We must be aware of the invisible though vital web of connectedness that exists between our students. Of course there is the entire web which includes us as teachers, but there is also a web between the kids themselves.
It is a web that potentially houses mistrust or positive relationships between the individuals in the class. The degree to which we get good cute answers from a class during any L2 discussion must be seen as dependent at least in part on the chemistry that exists between the particular group of students in any class.
That is why, as the year begins again, we should spend time building trust between individuals. How can there be lots of cute answers if there is no trust? Most of us take specific time to build trust via various team building activities in L1 during the first week, but we should always be on the lookout for ways to build trust among the team all year long.
Just last week, toward the beginning of class, a quiet superstar kid cracked a joke in his native Spanish and everyone started laughing. I just sat back and didn’t say anything as this boy cracked another one, this time eliciting an even larger round of laughter from the class, all of whom have Spanish as their first language. I have just enough Spanish, and I know that the boy is of very high character, that the content of his jokes was not inappropriate.

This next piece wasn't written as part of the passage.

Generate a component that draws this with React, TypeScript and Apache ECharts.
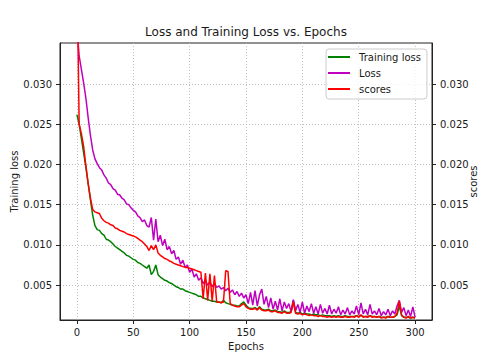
import React, { useEffect, useRef } from "react";
import * as echarts from "echarts";

const epochs: number[] = Array.from({ length: 151 }, (_, i) => i * 2);

const trainingLoss: number[] = [
  0.0262, 0.0250, 0.0232, 0.0214, 0.0196, 0.0176, 0.0156, 0.0137, 0.0124, 0.0119,
  0.0118, 0.0114, 0.0112, 0.0107, 0.0106, 0.0104, 0.0101, 0.0098, 0.0096, 0.0094,
  0.0092, 0.0090, 0.0087, 0.0086, 0.0084, 0.0082, 0.0081, 0.0078, 0.0077, 0.0075,
  0.0073, 0.0071, 0.0075, 0.0063, 0.0067, 0.0075, 0.0063, 0.0060, 0.0058, 0.0056,
  0.0055, 0.0053, 0.0052, 0.0050, 0.0048, 0.0047, 0.0045, 0.0045, 0.0043, 0.0042,
  0.0041, 0.0040, 0.0039, 0.0038, 0.0036, 0.0036, 0.0034, 0.0033, 0.0032, 0.0031,
  0.0030, 0.0030, 0.0029, 0.0029, 0.0028, 0.0031, 0.0028, 0.0027, 0.0026, 0.0025,
  0.0025, 0.0024, 0.0024, 0.0027, 0.0029, 0.0025, 0.0022, 0.0021, 0.0021, 0.0022,
  0.0020, 0.0023, 0.0020, 0.0019, 0.0019, 0.0020, 0.0018, 0.0018, 0.0019, 0.0017,
  0.0017, 0.0016, 0.0018, 0.0016, 0.0016, 0.0017, 0.0031, 0.0016, 0.0015, 0.0016,
  0.0014, 0.0015, 0.0014, 0.0014, 0.0013, 0.0014, 0.0013, 0.0013, 0.0012, 0.0013,
  0.0012, 0.0012, 0.0012, 0.0011, 0.0012, 0.0011, 0.0012, 0.0011, 0.0011, 0.0012,
  0.0011, 0.0011, 0.0011, 0.0011, 0.0012, 0.0011, 0.0012, 0.0011, 0.0011, 0.0011,
  0.0012, 0.0011, 0.0011, 0.0010, 0.0011, 0.0010, 0.0010, 0.0010, 0.0011, 0.0010,
  0.0010, 0.0011, 0.0013, 0.0024, 0.0012, 0.0010, 0.0010, 0.0010, 0.0009, 0.0010,
  0.0009,
];

const loss: number[] = [
  0.0370, 0.0335, 0.0318, 0.0301, 0.0282, 0.0258, 0.0236, 0.0218, 0.0207, 0.0201,
  0.0196, 0.0193, 0.0187, 0.0183, 0.0177, 0.0175, 0.0170, 0.0168, 0.0163, 0.0162,
  0.0158, 0.0156, 0.0151, 0.0150, 0.0146, 0.0143, 0.0141, 0.0136, 0.0134, 0.0129,
  0.0131, 0.0124, 0.0122, 0.0134, 0.0106, 0.0132, 0.0104, 0.0112, 0.0099, 0.0107,
  0.0094, 0.0098, 0.0089, 0.0093, 0.0082, 0.0085, 0.0076, 0.0081, 0.0072, 0.0075,
  0.0066, 0.0070, 0.0060, 0.0064, 0.0056, 0.0059, 0.0052, 0.0056, 0.0050, 0.0054,
  0.0048, 0.0052, 0.0047, 0.0049, 0.0045, 0.0047, 0.0043, 0.0046, 0.0041, 0.0044,
  0.0038, 0.0042, 0.0036, 0.0040, 0.0034, 0.0038, 0.0027, 0.0041, 0.0025, 0.0043,
  0.0024, 0.0038, 0.0045, 0.0026, 0.0036, 0.0022, 0.0034, 0.0020, 0.0030, 0.0019,
  0.0033, 0.0018, 0.0029, 0.0021, 0.0027, 0.0017, 0.0032, 0.0018, 0.0026, 0.0016,
  0.0029, 0.0015, 0.0024, 0.0017, 0.0027, 0.0015, 0.0023, 0.0014, 0.0026, 0.0015,
  0.0021, 0.0014, 0.0025, 0.0014, 0.0020, 0.0015, 0.0023, 0.0013, 0.0019, 0.0014,
  0.0022, 0.0013, 0.0018, 0.0014, 0.0024, 0.0013, 0.0028, 0.0014, 0.0020, 0.0013,
  0.0026, 0.0014, 0.0018, 0.0013, 0.0021, 0.0012, 0.0017, 0.0013, 0.0020, 0.0012,
  0.0018, 0.0014, 0.0024, 0.0031, 0.0016, 0.0022, 0.0012, 0.0019, 0.0011, 0.0023,
  0.0010,
];

const scores: number[] = [
  0.0450, 0.0250, 0.0238, 0.0222, 0.0198, 0.0176, 0.0158, 0.0144, 0.0141, 0.0140,
  0.0139, 0.0133, 0.0130, 0.0128, 0.0127, 0.0125, 0.0124, 0.0121, 0.0120, 0.0118,
  0.0117, 0.0116, 0.0114, 0.0113, 0.0112, 0.0111, 0.0110, 0.0108, 0.0106, 0.0104,
  0.0101, 0.0098, 0.0093, 0.0099, 0.0094, 0.0100, 0.0090, 0.0087, 0.0085, 0.0083,
  0.0082, 0.0080, 0.0079, 0.0077, 0.0076, 0.0075, 0.0074, 0.0073, 0.0072, 0.0072,
  0.0071, 0.0070, 0.0069, 0.0068, 0.0067, 0.0066, 0.0033, 0.0065, 0.0031, 0.0064,
  0.0030, 0.0062, 0.0029, 0.0029, 0.0028, 0.0029, 0.0068, 0.0067, 0.0027, 0.0025,
  0.0024, 0.0023, 0.0023, 0.0025, 0.0027, 0.0023, 0.0021, 0.0020, 0.0020, 0.0021,
  0.0019, 0.0022, 0.0019, 0.0018, 0.0018, 0.0019, 0.0017, 0.0017, 0.0018, 0.0016,
  0.0016, 0.0015, 0.0017, 0.0015, 0.0015, 0.0016, 0.0029, 0.0015, 0.0014, 0.0015,
  0.0013, 0.0014, 0.0013, 0.0012, 0.0013, 0.0012, 0.0012, 0.0011, 0.0012, 0.0011,
  0.0011, 0.0010, 0.0011, 0.0010, 0.0011, 0.0010, 0.0011, 0.0010, 0.0010, 0.0011,
  0.0010, 0.0010, 0.0011, 0.0010, 0.0012, 0.0010, 0.0013, 0.0010, 0.0011, 0.0010,
  0.0012, 0.0010, 0.0011, 0.0010, 0.0011, 0.0009, 0.0010, 0.0009, 0.0011, 0.0010,
  0.0010, 0.0011, 0.0015, 0.0030, 0.0013, 0.0010, 0.0009, 0.0011, 0.0009, 0.0010,
  0.0009,
];

const xTicks: number[] = [0, 50, 100, 150, 200, 250, 300];
const yTicks: number[] = [0.005, 0.01, 0.015, 0.02, 0.025, 0.03];

const FONT = "DejaVu Sans";
const INK = "#1a1a1a";

export default function App() {
  const ref = useRef<HTMLDivElement>(null);
  useEffect(() => {
    if (!ref.current) return;
    const chart = echarts.init(ref.current, undefined, { renderer: "svg" });
    const pair = (vals: number[]) => epochs.map((e, i) => [e, vals[i]]);
    const yMin = 0.00066;
    const yMax = 0.0351;
    const yAxisBase = (pos: "left" | "right", name: string, gap: number) => ({
      type: "value",
      position: pos,
      min: yMin,
      max: yMax,
      name,
      nameLocation: "middle",
      nameGap: gap,
      nameRotate: 90,
      nameMoveOverlap: false,
      nameTextStyle: { fontFamily: FONT, fontSize: 10, color: INK },
      axisLine: { show: true, onZero: false, lineStyle: { color: "#222", width: 1 } },
      axisTick: { show: true, length: 4, customValues: yTicks, lineStyle: { color: "#222" } },
      axisLabel: {
        show: true,
        customValues: yTicks,
        margin: 8,
        fontFamily: FONT,
        fontSize: 10,
        color: INK,
        formatter: (v: number) => v.toFixed(3),
      },
      splitLine: pos === "left"
        ? { show: true, lineStyle: { color: "#b0b0b0", type: [1, 2], width: 0.8 } }
        : { show: false },
    });
    chart.setOption({
      animation: false,
      backgroundColor: "#ffffff",
      textStyle: { fontFamily: FONT },
      graphic: [
        {
          type: "text",
          x: 246,
          y: 32,
          style: {
            text: "Loss and Training Loss vs. Epochs",
            fontFamily: FONT,
            fontSize: 12,
            fill: INK,
            textAlign: "center",
            textVerticalAlign: "middle",
          },
        },
      ],
      grid: {
        left: 60,
        right: 48,
        top: 43,
        bottom: 40,
        outerBoundsMode: "none",
        containLabel: false,
        show: true,
        borderColor: "#222",
        borderWidth: 1,
        backgroundColor: "transparent",
      },
      legend: {
        orient: "vertical",
        left: 326,
        top: 49,
        padding: [2, 6, 4, 2],
        itemGap: 4,
        itemWidth: 22,
        itemHeight: 2,
        backgroundColor: "rgba(255,255,255,0.8)",
        borderColor: "#cccccc",
        borderWidth: 1,
        borderRadius: 3,
        textStyle: { fontFamily: FONT, fontSize: 10, color: INK, lineHeight: 12, padding: [0, 0, 0, 4] },
        data: [
          { name: "Training loss", icon: "rect" },
          { name: "Loss", icon: "rect" },
          { name: "scores", icon: "rect" },
        ],
      },
      xAxis: {
        type: "value",
        min: -15,
        max: 315,
        name: "Epochs",
        nameLocation: "middle",
        nameGap: 20,
        nameTextStyle: { fontFamily: FONT, fontSize: 10, color: INK },
        axisLine: { show: true, onZero: false, lineStyle: { color: "#222", width: 1 } },
        axisTick: { show: true, length: 4, customValues: xTicks, lineStyle: { color: "#222" } },
        axisLabel: { show: true, customValues: xTicks, margin: 7, fontFamily: FONT, fontSize: 10, color: INK },
        splitLine: { show: true, lineStyle: { color: "#b0b0b0", type: [1, 2], width: 0.8 } },
      },
      yAxis: [yAxisBase("left", "Training loss", 41), yAxisBase("right", "scores", 36)],
      series: [
        {
          name: "Training loss",
          type: "line",
          yAxisIndex: 0,
          data: pair(trainingLoss),
          symbol: "none",
          color: "#008000",
          lineStyle: { width: 1.5, color: "#008000" },
          clip: true,
        },
        {
          name: "Loss",
          type: "line",
          yAxisIndex: 0,
          data: pair(loss),
          symbol: "none",
          color: "#bf00bf",
          lineStyle: { width: 1.5, color: "#bf00bf" },
          clip: true,
        },
        {
          name: "scores",
          type: "line",
          yAxisIndex: 1,
          data: pair(scores),
          symbol: "none",
          color: "#ff0000",
          lineStyle: { width: 1.5, color: "#ff0000" },
          clip: true,
        },
      ],
    });
    return () => chart.dispose();
  }, []);
  return (
    <div
      ref={ref}
      style={{ position: "fixed", left: 0, top: 0, width: 480, height: 360 }}
    />
  );
}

It kept going. A few other kids started egging this boy on and the laughter continued. A party of mostly Mexican humor ensued. Even the quietest, most shy kids were having a wonderful time. I sat listening in envy wishing I could understand all the shades of the humor. After fifteen minutes, I asked the boy to just take the “stage” area of the room and sit on an actor’s chair and keep going.
He kept going. All period. It was an amazing tour de force and after class I told the boy that he clearly has a future in stand up comedy, since he was making the stuff up on the spot, largely feeding off of information provided to him by about three or four other class leaders. I myself got some good comprehensible input that day, but the kids got something better – an even greater level of trust in each other than we had as a class before!
The next day, not by chance, we had the best story of the year and one of the best stories I can ever remember being a part of, a Matava story I had chosen for Valentine’s Day called “He Wants to Get Married”. The smiles, the total focus, the looks of happiness all around the room, the pointing out of certain kids to me during the CI to play a certain role in the developing story, the threatened insults between the kids that hid love for each other, all of it was off the chart.
I had forgotten to what extent stories depend on high quality cute answers provided by the class. I am certain that the success of the story that day was very much connected to the comedy of the day before.
Both days were fantastic, and the best thing about them was that I got paid for just hanging out with these awesome young men and women, laughing and feeling happy – we all felt happy just being together.